- **What this task involves**: Starting at the first line of the listing below, repeat each line up to and including the one containing "MS-, Centroid MS". Leave out pictures.

- **Data section**:

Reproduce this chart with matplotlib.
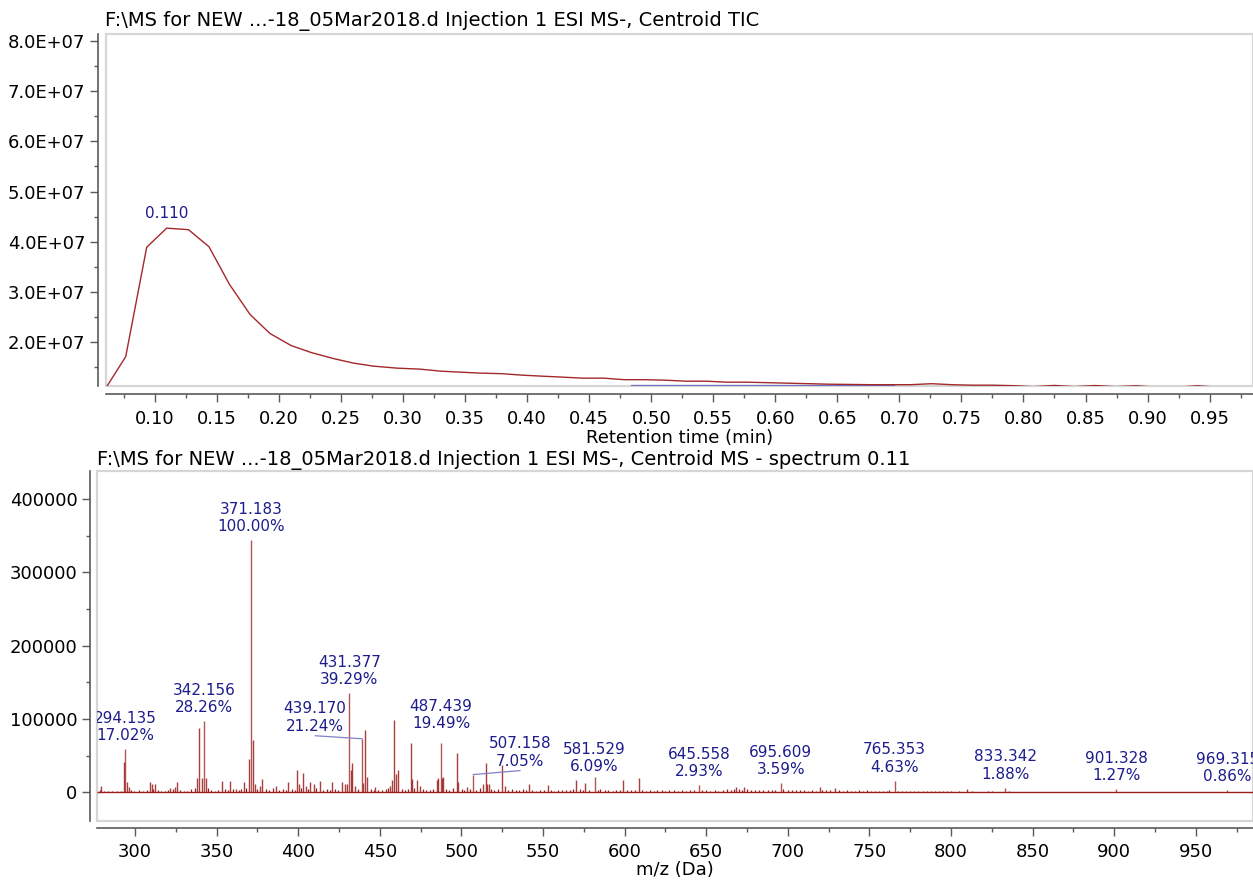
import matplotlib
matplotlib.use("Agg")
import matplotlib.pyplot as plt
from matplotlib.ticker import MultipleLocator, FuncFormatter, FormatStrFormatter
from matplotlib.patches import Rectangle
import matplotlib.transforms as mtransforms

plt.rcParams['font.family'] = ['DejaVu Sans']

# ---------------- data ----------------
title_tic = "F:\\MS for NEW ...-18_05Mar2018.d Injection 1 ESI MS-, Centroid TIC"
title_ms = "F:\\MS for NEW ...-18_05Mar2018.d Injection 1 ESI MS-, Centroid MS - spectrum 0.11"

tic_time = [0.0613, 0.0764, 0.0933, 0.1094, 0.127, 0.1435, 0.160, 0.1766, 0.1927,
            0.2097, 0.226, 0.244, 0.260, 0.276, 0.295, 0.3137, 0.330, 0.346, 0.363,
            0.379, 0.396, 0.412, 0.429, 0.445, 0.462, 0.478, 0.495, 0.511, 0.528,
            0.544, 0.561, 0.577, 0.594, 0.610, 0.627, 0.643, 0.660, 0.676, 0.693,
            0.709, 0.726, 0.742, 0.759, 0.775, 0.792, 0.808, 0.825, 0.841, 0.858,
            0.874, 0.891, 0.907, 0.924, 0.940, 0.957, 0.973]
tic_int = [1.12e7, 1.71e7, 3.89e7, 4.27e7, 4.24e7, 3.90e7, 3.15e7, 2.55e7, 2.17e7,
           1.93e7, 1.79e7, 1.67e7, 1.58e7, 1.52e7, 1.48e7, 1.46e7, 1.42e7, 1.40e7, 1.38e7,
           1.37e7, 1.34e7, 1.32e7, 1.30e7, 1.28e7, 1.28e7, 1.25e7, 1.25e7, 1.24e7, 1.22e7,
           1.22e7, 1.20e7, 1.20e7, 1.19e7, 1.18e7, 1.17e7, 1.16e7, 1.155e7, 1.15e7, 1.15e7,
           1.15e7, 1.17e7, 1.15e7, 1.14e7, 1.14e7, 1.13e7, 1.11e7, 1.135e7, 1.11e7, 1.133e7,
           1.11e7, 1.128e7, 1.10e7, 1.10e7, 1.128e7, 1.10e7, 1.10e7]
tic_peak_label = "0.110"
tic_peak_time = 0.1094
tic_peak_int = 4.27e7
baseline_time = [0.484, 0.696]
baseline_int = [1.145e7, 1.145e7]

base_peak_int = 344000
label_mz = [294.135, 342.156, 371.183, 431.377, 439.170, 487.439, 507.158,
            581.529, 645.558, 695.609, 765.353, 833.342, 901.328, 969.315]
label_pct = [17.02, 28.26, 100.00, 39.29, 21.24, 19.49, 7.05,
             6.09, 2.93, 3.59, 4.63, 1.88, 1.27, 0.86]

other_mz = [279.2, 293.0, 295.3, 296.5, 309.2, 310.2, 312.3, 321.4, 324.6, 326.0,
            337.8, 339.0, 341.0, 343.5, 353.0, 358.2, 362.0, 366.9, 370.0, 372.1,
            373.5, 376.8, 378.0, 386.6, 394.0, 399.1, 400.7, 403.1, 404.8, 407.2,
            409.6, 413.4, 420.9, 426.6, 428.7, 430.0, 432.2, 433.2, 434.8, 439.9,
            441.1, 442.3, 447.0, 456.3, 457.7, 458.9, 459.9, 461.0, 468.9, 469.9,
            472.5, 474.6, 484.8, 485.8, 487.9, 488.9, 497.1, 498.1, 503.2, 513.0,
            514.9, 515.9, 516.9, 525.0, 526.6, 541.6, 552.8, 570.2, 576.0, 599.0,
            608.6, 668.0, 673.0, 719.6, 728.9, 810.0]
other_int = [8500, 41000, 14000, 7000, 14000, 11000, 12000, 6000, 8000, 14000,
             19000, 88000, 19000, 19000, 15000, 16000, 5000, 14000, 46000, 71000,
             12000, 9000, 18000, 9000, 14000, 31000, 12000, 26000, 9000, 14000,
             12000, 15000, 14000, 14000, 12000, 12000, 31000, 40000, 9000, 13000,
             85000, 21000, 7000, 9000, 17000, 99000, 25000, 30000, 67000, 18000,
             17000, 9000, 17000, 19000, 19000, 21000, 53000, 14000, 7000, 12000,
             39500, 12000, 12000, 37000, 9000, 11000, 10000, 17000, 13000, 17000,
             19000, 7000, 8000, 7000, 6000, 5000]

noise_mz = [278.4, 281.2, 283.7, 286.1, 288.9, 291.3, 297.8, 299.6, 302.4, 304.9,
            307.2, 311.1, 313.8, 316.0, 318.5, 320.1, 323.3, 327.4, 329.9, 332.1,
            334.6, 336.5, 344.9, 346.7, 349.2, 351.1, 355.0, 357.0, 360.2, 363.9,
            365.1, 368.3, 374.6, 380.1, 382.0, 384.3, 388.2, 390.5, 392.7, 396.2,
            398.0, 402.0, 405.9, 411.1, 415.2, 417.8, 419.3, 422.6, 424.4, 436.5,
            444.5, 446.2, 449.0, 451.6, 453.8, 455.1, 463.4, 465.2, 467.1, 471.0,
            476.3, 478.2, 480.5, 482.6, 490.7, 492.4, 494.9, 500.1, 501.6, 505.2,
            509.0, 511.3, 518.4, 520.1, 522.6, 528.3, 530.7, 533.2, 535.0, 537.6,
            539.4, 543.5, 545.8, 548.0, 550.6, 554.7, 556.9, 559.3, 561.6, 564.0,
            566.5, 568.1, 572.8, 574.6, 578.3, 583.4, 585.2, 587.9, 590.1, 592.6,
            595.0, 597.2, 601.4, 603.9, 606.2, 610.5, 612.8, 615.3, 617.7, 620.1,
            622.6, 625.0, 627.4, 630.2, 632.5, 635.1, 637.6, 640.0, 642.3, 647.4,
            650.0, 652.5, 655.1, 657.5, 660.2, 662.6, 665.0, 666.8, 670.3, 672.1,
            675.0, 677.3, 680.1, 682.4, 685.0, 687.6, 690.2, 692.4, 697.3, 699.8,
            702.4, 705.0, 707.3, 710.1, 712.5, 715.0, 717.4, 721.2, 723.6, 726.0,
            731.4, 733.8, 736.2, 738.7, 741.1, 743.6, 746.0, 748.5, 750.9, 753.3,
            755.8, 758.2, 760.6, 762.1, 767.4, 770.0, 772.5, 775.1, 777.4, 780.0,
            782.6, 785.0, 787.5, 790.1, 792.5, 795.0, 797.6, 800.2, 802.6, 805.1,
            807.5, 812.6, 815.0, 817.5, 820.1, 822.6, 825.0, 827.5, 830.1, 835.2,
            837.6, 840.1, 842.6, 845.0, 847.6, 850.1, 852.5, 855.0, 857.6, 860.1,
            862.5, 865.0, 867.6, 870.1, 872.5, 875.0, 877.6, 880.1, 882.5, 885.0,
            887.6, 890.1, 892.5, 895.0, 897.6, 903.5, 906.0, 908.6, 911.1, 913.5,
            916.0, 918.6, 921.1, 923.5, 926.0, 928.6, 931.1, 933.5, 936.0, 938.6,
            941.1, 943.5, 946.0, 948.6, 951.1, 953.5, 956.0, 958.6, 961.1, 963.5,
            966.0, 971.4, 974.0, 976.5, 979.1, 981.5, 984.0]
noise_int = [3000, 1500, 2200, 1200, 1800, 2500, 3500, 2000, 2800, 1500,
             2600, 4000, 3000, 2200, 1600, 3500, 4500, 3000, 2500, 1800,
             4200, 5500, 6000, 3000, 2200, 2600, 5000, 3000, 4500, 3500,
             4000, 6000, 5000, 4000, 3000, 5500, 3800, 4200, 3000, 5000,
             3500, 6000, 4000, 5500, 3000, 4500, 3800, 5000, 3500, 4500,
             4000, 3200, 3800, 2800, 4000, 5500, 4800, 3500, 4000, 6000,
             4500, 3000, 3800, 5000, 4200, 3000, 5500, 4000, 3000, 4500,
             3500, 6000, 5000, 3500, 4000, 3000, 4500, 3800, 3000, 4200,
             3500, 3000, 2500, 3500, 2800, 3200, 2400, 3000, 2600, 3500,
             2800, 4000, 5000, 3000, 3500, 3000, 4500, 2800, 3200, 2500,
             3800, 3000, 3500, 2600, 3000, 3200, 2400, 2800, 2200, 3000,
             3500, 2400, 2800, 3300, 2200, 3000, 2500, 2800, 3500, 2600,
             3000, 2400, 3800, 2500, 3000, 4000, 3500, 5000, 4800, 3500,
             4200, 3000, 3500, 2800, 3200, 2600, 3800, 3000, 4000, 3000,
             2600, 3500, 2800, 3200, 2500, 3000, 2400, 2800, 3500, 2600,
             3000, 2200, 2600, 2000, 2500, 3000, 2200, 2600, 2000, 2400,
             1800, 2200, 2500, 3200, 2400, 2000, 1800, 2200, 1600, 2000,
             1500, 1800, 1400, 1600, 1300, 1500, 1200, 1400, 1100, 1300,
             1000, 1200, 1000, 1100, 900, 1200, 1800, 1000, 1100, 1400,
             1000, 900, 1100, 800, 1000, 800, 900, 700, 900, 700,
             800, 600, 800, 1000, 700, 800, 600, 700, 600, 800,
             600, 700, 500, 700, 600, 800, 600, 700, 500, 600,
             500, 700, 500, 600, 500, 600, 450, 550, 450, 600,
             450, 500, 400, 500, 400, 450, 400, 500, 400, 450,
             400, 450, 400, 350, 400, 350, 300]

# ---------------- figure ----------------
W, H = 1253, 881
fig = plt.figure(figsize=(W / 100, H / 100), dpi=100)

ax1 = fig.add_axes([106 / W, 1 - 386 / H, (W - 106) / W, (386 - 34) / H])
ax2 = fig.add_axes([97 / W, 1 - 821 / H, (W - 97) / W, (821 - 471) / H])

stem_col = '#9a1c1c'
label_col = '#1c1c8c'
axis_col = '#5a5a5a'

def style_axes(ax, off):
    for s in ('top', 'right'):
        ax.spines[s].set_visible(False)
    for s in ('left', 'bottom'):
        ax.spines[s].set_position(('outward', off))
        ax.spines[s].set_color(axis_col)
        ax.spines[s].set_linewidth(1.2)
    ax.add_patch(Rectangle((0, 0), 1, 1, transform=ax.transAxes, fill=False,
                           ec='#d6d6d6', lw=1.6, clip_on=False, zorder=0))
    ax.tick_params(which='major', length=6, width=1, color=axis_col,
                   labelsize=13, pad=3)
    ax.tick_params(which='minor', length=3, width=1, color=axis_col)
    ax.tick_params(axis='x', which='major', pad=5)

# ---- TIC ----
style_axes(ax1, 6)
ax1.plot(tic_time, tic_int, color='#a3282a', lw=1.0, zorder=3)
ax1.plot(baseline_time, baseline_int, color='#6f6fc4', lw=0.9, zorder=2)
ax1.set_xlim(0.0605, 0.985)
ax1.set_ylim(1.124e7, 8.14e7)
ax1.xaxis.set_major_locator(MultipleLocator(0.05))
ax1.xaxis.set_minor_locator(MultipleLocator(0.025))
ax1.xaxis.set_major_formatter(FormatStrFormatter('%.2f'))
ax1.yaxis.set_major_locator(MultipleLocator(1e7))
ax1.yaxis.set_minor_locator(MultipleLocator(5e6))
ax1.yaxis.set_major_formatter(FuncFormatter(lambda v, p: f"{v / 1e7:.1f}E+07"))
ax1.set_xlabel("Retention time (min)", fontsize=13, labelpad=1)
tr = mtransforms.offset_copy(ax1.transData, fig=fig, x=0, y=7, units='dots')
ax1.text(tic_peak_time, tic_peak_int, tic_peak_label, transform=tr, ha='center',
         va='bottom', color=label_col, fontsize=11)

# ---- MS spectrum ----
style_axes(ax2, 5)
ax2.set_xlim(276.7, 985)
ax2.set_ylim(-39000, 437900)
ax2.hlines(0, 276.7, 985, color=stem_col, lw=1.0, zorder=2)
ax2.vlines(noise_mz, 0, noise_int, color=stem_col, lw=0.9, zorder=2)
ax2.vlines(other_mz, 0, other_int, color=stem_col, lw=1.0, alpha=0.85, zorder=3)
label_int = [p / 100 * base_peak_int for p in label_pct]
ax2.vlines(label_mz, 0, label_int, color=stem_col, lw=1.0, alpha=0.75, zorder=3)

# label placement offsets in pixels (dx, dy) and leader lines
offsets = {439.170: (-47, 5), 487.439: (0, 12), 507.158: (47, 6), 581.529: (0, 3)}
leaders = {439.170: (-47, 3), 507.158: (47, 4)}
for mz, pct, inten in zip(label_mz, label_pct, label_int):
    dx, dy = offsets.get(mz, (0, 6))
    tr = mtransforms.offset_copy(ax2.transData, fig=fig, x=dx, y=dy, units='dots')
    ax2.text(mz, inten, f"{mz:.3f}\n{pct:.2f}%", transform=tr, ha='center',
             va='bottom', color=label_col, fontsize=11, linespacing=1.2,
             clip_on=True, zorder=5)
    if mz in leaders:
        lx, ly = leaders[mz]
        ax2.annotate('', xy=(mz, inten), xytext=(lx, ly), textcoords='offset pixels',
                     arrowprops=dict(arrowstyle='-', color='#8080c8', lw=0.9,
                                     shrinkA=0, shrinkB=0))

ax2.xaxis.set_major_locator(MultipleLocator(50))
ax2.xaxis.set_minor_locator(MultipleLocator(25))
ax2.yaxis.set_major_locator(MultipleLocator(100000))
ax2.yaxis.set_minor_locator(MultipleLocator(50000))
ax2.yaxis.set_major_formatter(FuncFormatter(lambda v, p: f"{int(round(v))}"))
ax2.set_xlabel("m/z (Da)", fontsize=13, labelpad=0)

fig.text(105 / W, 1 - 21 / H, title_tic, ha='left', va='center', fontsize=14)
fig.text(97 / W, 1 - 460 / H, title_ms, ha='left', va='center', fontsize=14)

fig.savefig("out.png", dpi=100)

- **Final answer**:
Reproduce this chart with matplotlib.
import matplotlib
matplotlib.use("Agg")
import matplotlib.pyplot as plt
from matplotlib.ticker import MultipleLocator, FuncFormatter, FormatStrFormatter
from matplotlib.patches import Rectangle
import matplotlib.transforms as mtransforms

plt.rcParams['font.family'] = ['DejaVu Sans']

# ---------------- data ----------------
title_tic = "F:\\MS for NEW ...-18_05Mar2018.d Injection 1 ESI MS-, Centroid TIC"
title_ms = "F:\\MS for NEW ...-18_05Mar2018.d Injection 1 ESI MS-, Centroid MS - spectrum 0.11"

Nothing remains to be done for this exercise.